Il mercato del lavoro italiano, secondo uno studio della Cgia, sta vivendo un momento di notevole positività, caratterizzato da un record storico di occupati e da un significativo aumento del numero di lavoratori con contratti a tempo indeterminato. In più, si è registrato un notevole incremento del personale altamente qualificato, segnando un trend di crescita che promette prospettive favorevoli per il futuro. Andando nello specifico dei dati forniti dall’Associazione artigiani e piccole imprese di Mestre, nel 2023, il numero di occupati in Italia ha raggiunto la cifra di 23,6 milioni di unità, registrando un aumento di 471mila persone rispetto al periodo pre-Covid. Di particolare rilievo è stato l’incremento del 3,5% registrato nel Mezzogiorno, che ha visto coinvolte 213mila persone, confermando una tendenza di crescita in questa regione. Le previsioni indicano un ulteriore aumento, con una proiezione di quasi 24 milioni di addetti entro il 2025.
Lavoratori specializzati
Sempre l’anno scorso si è raggiunta una incidenza dell’84 per cento di coloro che hanno un contratto di lavoro a tempo in determinato (15,57 milioni su 18,54 milioni) sul totale dei lavoratori dipendenti. Se si confrontano il numero di lavoratori dipendenti del 2023 con il posto fisso sempre con lo stesso dato del periodo pre-pandemico, l’aumento è stato di 742 mila unità (+5 per cento)

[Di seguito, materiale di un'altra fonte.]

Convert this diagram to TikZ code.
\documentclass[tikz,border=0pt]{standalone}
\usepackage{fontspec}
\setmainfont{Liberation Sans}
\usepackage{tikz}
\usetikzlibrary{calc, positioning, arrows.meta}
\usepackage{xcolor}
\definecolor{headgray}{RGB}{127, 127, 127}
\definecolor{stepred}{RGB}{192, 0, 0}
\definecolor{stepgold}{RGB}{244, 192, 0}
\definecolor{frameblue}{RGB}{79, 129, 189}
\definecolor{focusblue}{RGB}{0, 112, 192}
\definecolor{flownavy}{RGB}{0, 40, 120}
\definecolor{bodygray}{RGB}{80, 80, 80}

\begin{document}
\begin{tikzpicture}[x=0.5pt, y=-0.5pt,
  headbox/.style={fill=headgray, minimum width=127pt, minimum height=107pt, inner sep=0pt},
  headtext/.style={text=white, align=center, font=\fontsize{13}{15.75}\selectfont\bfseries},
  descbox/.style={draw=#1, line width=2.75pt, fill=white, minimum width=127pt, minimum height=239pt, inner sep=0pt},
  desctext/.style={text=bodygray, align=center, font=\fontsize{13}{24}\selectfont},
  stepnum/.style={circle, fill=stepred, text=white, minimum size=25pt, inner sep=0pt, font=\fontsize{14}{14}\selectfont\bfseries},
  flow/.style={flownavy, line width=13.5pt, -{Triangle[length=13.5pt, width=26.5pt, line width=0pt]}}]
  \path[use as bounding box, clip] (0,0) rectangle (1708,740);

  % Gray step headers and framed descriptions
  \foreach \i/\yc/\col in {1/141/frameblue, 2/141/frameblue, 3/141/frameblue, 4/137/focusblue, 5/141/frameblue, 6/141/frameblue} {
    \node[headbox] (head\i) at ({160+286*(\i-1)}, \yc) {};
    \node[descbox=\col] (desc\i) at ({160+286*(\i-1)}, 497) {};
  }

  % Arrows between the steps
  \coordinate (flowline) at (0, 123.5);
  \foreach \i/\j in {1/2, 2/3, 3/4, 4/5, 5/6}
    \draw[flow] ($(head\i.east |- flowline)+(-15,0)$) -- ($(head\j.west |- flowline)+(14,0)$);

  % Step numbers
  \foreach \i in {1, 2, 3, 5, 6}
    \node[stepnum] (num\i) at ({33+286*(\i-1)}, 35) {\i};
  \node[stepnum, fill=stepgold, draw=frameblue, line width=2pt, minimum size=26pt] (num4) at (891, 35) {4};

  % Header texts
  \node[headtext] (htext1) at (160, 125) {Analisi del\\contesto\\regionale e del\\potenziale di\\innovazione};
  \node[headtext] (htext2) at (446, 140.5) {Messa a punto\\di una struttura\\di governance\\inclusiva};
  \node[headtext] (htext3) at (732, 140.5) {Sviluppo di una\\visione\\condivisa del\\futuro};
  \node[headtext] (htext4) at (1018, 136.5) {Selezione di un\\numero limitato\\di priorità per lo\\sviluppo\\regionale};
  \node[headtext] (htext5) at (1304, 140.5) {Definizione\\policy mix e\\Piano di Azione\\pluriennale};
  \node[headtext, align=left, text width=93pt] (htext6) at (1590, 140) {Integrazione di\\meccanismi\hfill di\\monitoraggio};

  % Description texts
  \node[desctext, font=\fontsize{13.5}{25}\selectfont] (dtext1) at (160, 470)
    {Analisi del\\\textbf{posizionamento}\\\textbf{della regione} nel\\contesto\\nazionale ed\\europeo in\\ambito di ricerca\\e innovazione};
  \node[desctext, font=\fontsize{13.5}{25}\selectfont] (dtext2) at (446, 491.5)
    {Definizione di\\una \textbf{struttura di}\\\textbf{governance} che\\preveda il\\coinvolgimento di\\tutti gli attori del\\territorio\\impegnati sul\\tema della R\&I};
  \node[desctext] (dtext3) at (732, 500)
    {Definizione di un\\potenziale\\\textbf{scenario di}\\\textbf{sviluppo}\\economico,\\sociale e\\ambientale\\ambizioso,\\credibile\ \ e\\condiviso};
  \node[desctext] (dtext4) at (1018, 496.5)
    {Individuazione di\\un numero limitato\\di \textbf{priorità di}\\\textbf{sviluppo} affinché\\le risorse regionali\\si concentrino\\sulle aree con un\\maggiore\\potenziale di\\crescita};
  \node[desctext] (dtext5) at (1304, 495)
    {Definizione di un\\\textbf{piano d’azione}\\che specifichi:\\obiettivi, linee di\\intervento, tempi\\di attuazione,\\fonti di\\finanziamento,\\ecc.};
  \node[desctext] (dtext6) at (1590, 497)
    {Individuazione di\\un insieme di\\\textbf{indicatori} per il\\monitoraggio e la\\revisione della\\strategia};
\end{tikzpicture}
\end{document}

Infine, il numero dei lavoratori altamente specializzati/qualificati è aumentato nell’ultimo anno del 5,8 per cento (+464 mila), pari al 96,5 per cento dei nuovi posti di lavoro creati nel 2023; mentre rispetto al 2019 la variazione rimane positiva (+2,3 per cento), ma più contenuta rispetto all’anno precedente (+192 mila) con una incidenza del 40,7 per cento sui nuovi posti di lavoro creati in questo ultimo quadriennio.
Le criticità maggiori
Nonostante questi risultati positivi, persistono però alcune criticità che richiedono attenzione. Il basso tasso di occupazione rimane una sfida importante; confrontato con altri Paesi dell’Eurozona, l’Italia continua a registrare un tasso di occupazione del 61,5%, al di sotto della media europea del 70,1%. Inoltre, il numero di lavoratori autonomi è diminuito, sebbene sia stato registrato un leggero segnale di ripresa nel 2023 anno. Da non trascurare sono anche i livelli retributivi mediamente più bassi rispetto ad altri Paesi dell’Ue, attribuibili a una produttività del lavoro inferiore e a tassi occupazionali femminili più contenuti.
Uno sguardo al Sud
In questi ultimi anni a livello territoriale sono le regioni del Mezzogiorno ad aver registrato gli incrementi occupazionali più importanti. Rispetto al 2019 la Puglia ha segnato un ragguardevole +6,3 per cento (+77 mila unità), seguono la Liguria e la Sicilia entrambe con il +5,2 per cento (la prima con +31 mila unità e la seconda con +69 mila), la Campania con il +3,6 per cento (+58 mila unità) e la Basilicata con il +3,5 per cento (+7 mila unità). A livello provinciale, invece, è Lecce con il + 16,5 per cento (+36.500 unità) ad aver conseguito l’incremento percentuale più significativo del Paese rispetto al periodo prepandemico. Seguono Benevento con il +12,4 per cento (+10 mila unità), Enna con il +11,2 per cento (+4.800 unità), Frosinone con il +10,9 per cento (+16.600 unità) e Ragusa con il +9,4 per cento (+10 mila unità). Non tutto il Mezzogiorno, comunque, ha potuto contare surisultati positivi. Tra gli ultimi posti della graduatoria provinciale scorgiamo altre realtà del Sud: in particolare Sud Sardegna e Siracusa dove la contrazione occupazionale è stata per entrambe del -4,3 per cento (la prima con -4.900 unità e la seconda con -5 mila), Caltanissetta con il -5,2 per cento (-3.400 unità), Sassari con il -6,8 per cento (-12.600 unità) e, infine, chiude la classifica la provincia marchigiana di Fermo con il -7,9 per cento (-6 mila unità).